Auch die öffentlichen Dienstleistungen wurden nicht vergessen: „Der Europäische Rat ruft [...] die Kommission, den Rat und die Mitgliedstaaten dazu auf, dass sie [...] die Liberalisierung in Bereichen wie Gas, Strom, Postdienste und Beförderung beschleunigen. Ebenso ersucht der Rat die Kommission, hinsichtlich der Nutzung und des Managements des Luftraums so rasch wie möglich ihre Vorschläge zu unterbreiten.“3

Die übrigen Schlussfolgerungen des Lissabonner EU-Gipfels sind nach demselben Muster gestrickt. Dagegen findet sich keine Spur vom Vorschlag der portugiesischen Regierung, für die Sozialpolitik der EU bis ins Jahr 2010 präzise quantitative Ziele vorzugeben: eine Senkung der Arbeitslosigkeit von 8,8 auf 4 Prozent und eine Reduzierung der Armutsquote von 18 auf 10 Prozent. Die Verfasser des Maastricht-Vertrags scheuten vor einem solchen Volontarismus nicht zurück, als sie die drakonischen Konvergenzkriterien für den Beitritt zur Europäischen Währungsunion prozentgenau festklopften. Und auch der Stabilitäts- und Wachstumspakt, den der Rat am 17. Juni 1997 in Amsterdam beschloss, ist in Sachen Haushaltsdisziplin äußerst streng.

Wer wird angesichts dieser Sachlage noch behaupten wollen, der EU fehle es an eindeutigen Prioritäten und an jenem „Sinn“, den die Krisendiagnostiker so gerne vermissen? Am selben Tag, an dem der Generalsekretär der französischen KP vor den Delegierten seiner Partei eine „Linkswendung“ forderte – die Lissabonner Ratstagung war gerade zu Ende –, trat Staatspräsident Chirac, umgeben von seinem Ministerpräsidenten Jospin und dessen Ressortleitern, vor die Kameras und erklärte: „Es gibt keine ideologische Debatte mehr.“ Will sagen: Alle Regierungen Europas, auch die der pluralen Linken in Paris, haben das liberale Wirtschafts- und Gesellschaftsmodell zum Modell für Europa erkoren.
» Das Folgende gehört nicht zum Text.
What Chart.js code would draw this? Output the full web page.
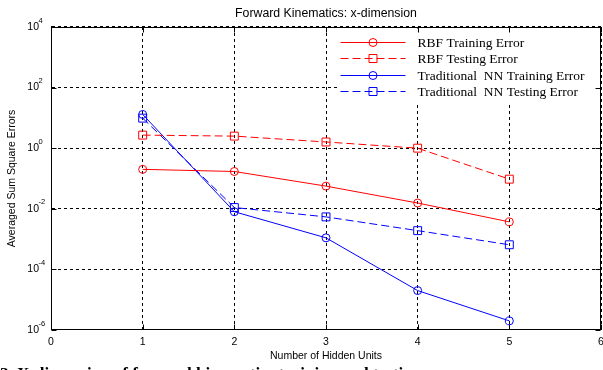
<!DOCTYPE html>
<html>
<head>
<meta charset="utf-8">
<script src="https://cdn.jsdelivr.net/npm/chart.js@4.4.1/dist/chart.umd.min.js"></script>
<style>
  html, body { margin: 0; padding: 0; background: #fff; overflow: hidden; }
  #wrap { position: relative; width: 603px; height: 370px; overflow: hidden; }
  #caption {
    position: absolute; left: 0; top: 365px;
    font: bold 17px "Liberation Serif", "Times New Roman", serif;
    line-height: 17px; white-space: nowrap; color: #000;
  }
</style>
</head>
<body>
<div id="wrap">
  <canvas id="c" width="603" height="370"></canvas>
  <div id="caption">3. X-dimension of forward kinematics training and testing errors</div>
</div>
<script>
// Number of hidden units on the x axis
const hiddenUnits = [1, 2, 3, 4, 5];

// Averaged sum square errors per network size
const rbfTraining = [0.2, 0.17, 0.056, 0.0155, 0.0037];
const rbfTesting  = [2.7, 2.5, 1.6, 1.0, 0.095];
const nnTraining  = [13, 0.008, 0.0011, 2e-5, 2e-6];
const nnTesting   = [9.8, 0.011, 0.0054, 0.0019, 0.00065];

// Axis ticks
const xTickValues = [0, 1, 2, 3, 4, 5, 6];
const yTickExponents = [-6, -4, -2, 0, 2, 4];

const seriesLabels = [
  'RBF Training Error',
  'RBF Testing Error',
  'Traditional  NN Training Error',
  'Traditional  NN Testing Error'
];

const RED = '#ff0000';
const BLUE = '#0000ff';
const DASH = [8, 4];
const SANS = '"Liberation Sans", Arial, Helvetica, sans-serif';
const SERIF = '"Liberation Serif", "Times New Roman", serif';

const toPoints = (vals) => vals.map((v, i) => ({ x: hiddenUnits[i], y: v }));

function series(label, vals, color, dashed, marker) {
  return {
    label,
    data: toPoints(vals),
    borderColor: color,
    backgroundColor: 'rgba(0,0,0,0)',
    borderWidth: 1,
    borderDash: dashed ? DASH : [],
    pointStyle: marker,
    pointRadius: marker === 'rect' ? 5.6 : 4,
    pointHoverRadius: marker === 'rect' ? 5.6 : 4,
    pointBorderColor: color,
    pointBackgroundColor: 'rgba(0,0,0,0)',
    pointBorderWidth: 1,
    tension: 0,
    fill: false
  };
}

// Box frame, inward tick marks, superscript exponents and the key
const axesDecor = {
  id: 'axesDecor',
  afterDraw(chart) {
    const { ctx, chartArea: a, scales } = chart;
    const L = Math.round(a.left) + 0.5, R = Math.round(a.right) - 0.5;
    const T = Math.round(a.top) + 0.5, B = Math.round(a.bottom) - 0.5;
    ctx.save();

    // key
    const kx = L + 286, ky = T + 1;
    ctx.fillStyle = '#fff';
    ctx.fillRect(kx, ky, R - kx, 75);
    chart.data.datasets.forEach((ds, i) => {
      const y = Math.round(a.top + 15 + i * 16.4) + 0.5;
      ctx.strokeStyle = ds.borderColor;
      ctx.lineWidth = 1;
      ctx.setLineDash(ds.borderDash);
      ctx.beginPath();
      ctx.moveTo(kx + 3, y);
      ctx.lineTo(kx + 68, y);
      ctx.stroke();
      ctx.setLineDash([]);
      const mx = kx + 35.5;
      ctx.beginPath();
      if (ds.pointStyle === 'rect') {
        ctx.rect(mx - 4, y - 4, 8, 8);
      } else {
        ctx.arc(mx, y, 4, 0, Math.PI * 2);
      }
      ctx.stroke();
      ctx.fillStyle = '#000';
      ctx.font = '13.5px ' + SERIF;
      ctx.textAlign = 'left';
      ctx.textBaseline = 'middle';
      ctx.fillText(ds.label, kx + 80, y + 1);
    });

    // frame
    ctx.strokeStyle = '#000';
    ctx.lineWidth = 1;
    ctx.setLineDash([]);
    ctx.strokeRect(L, T, R - L, B - T);

    // inward ticks
    ctx.beginPath();
    scales.x.ticks.forEach(t => {
      const px = Math.round(scales.x.getPixelForValue(t.value)) + 0.5;
      ctx.moveTo(px, B); ctx.lineTo(px, B - 5);
      ctx.moveTo(px, T); ctx.lineTo(px, T + 5);
    });
    scales.y.ticks.forEach(t => {
      const py = Math.round(scales.y.getPixelForValue(t.value)) + 0.5;
      ctx.moveTo(L, py); ctx.lineTo(L + 5, py);
      ctx.moveTo(R, py); ctx.lineTo(R - 5, py);
    });
    ctx.stroke();

    // exponents of the y tick labels
    ctx.fillStyle = '#000';
    ctx.font = '7.5px ' + SANS;
    ctx.textAlign = 'left';
    ctx.textBaseline = 'middle';
    scales.y.ticks.forEach(t => {
      const py = scales.y.getPixelForValue(t.value);
      const e = Math.round(Math.log10(t.value));
      ctx.fillText(String(e), a.left - 12.5, py - 6.5);
    });
    ctx.restore();
  }
};

new Chart(document.getElementById('c'), {
  type: 'line',
  data: {
    datasets: [
      series(seriesLabels[0], rbfTraining, RED, false, 'circle'),
      series(seriesLabels[1], rbfTesting, RED, true, 'rect'),
      series(seriesLabels[2], nnTraining, BLUE, false, 'circle'),
      series(seriesLabels[3], nnTesting, BLUE, true, 'rect')
    ]
  },
  options: {
    responsive: false,
    devicePixelRatio: 1,
    animation: false,
    events: [],
    layout: { autoPadding: false, padding: { top: 0, left: 0, right: 2, bottom: 8 } },
    plugins: {
      legend: { display: false },
      tooltip: { enabled: false },
      title: {
        display: true,
        fullSize: false,
        text: 'Forward Kinematics: x-dimension',
        color: '#000',
        font: { family: SANS, size: 12.3, weight: 'normal' },
        padding: { top: 6, bottom: 6.2 }
      }
    },
    scales: {
      x: {
        type: 'linear',
        min: 0,
        max: 6,
        afterBuildTicks: s => { s.ticks = xTickValues.map(v => ({ value: v })); },
        afterFit: s => { s.height = 32; s.paddingLeft = 0; s.paddingRight = 0; },
        ticks: {
          color: '#000',
          font: { family: SANS, size: 10.5 },
          padding: 6,
          maxRotation: 0,
          autoSkip: false
        },
        grid: { color: '#000', lineWidth: 1, drawTicks: false },
        border: { display: true, color: '#000', width: 1, dash: [3, 3] },
        title: {
          display: true,
          text: 'Number of Hidden Units',
          color: '#000',
          font: { family: SANS, size: 10.5 },
          padding: { top: 0, bottom: 0 }
        }
      },
      y: {
        type: 'logarithmic',
        min: 1e-6,
        max: 1e4,
        afterBuildTicks: s => { s.ticks = yTickExponents.map(e => ({ value: Math.pow(10, e) })); },
        afterFit: s => { s.width = 51; s.paddingTop = 0; s.paddingBottom = 0; },
        ticks: {
          color: '#000',
          font: { family: SANS, size: 10.5 },
          padding: 12,
          autoSkip: false,
          callback: () => '10'
        },
        grid: { color: '#000', lineWidth: 1, drawTicks: false },
        border: { display: true, color: '#000', width: 1, dash: [3, 3] },
        title: {
          display: true,
          text: 'Averaged Sum Square Errors',
          color: '#000',
          font: { family: SANS, size: 10.5 },
          padding: { top: 6.2, bottom: 0 }
        }
      }
    }
  },
  plugins: [axesDecor]
});
</script>
</body>
</html>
Bestätigt wurde dieser Eindruck von einer Zeitung, die es wissen muss. Nach Abschluss des Sondergipfels schrieb die Financial Times unter dem Titel „Ein Unternehmensplan für die Aktiengesellschaft Europa“ begeistert: „In ihrem ganzen Stil glich die soeben beendete Zusammenkunft der Staats- und Regierungschefs in Lissabon mehr als alle vorherigen Ratsgipfel eher einer Verwaltungsratssitzung. Das Schlusskommuniqué zeigt eine klare Linie und zeugt von gesundem Menschenverstand. Der Marktwirtschaft wird in allen Bereichen der Vorrang eingeräumt. Erfolgreiche Unternehmen und liberalisierte Märkte werden als Haupttriebkräfte wirtschaftlicher Leistungsfähigkeit anerkannt. Die Regierungen sollen sich weitgehend darauf beschränken, Hilfestellung zu geben, wobei die Union als Katalysator wirkt.“4

In diesem Zusammenhang sei kurz an die Funktion der EU-Gipfel erinnert. Die Konferenz der Staats- und Regierungschefs bestimmt die Leitlinien für die künftige Arbeit von EU-Kommission, Europaparlament und Mitgliedstaaten. Damit setzt sie eine komplexe Gesetzgebungsmaschinerie in Gang. Die EU-Kommission wird auf der Grundlage der Lissabonner Beschlüsse EU-Richtlinien und andere gemeinschaftliche Rechtsakte vorschlagen (nur im Bereich des Wettbewerbsrechts kann die Kommission eigenmächtig Recht setzen). Die Minister der Mitgliedstaaten, die an die Beschlüsse ihrer Regierungschefs gebunden sind, werden die Empfehlungen der Kommission billigen, und den nationalen Parlamenten wird schließlich nichts anderes übrig bleiben, als das fortan geltende Gemeinschaftsrecht in nationale Rechts- und Verwaltungsvorschriften umzusetzen.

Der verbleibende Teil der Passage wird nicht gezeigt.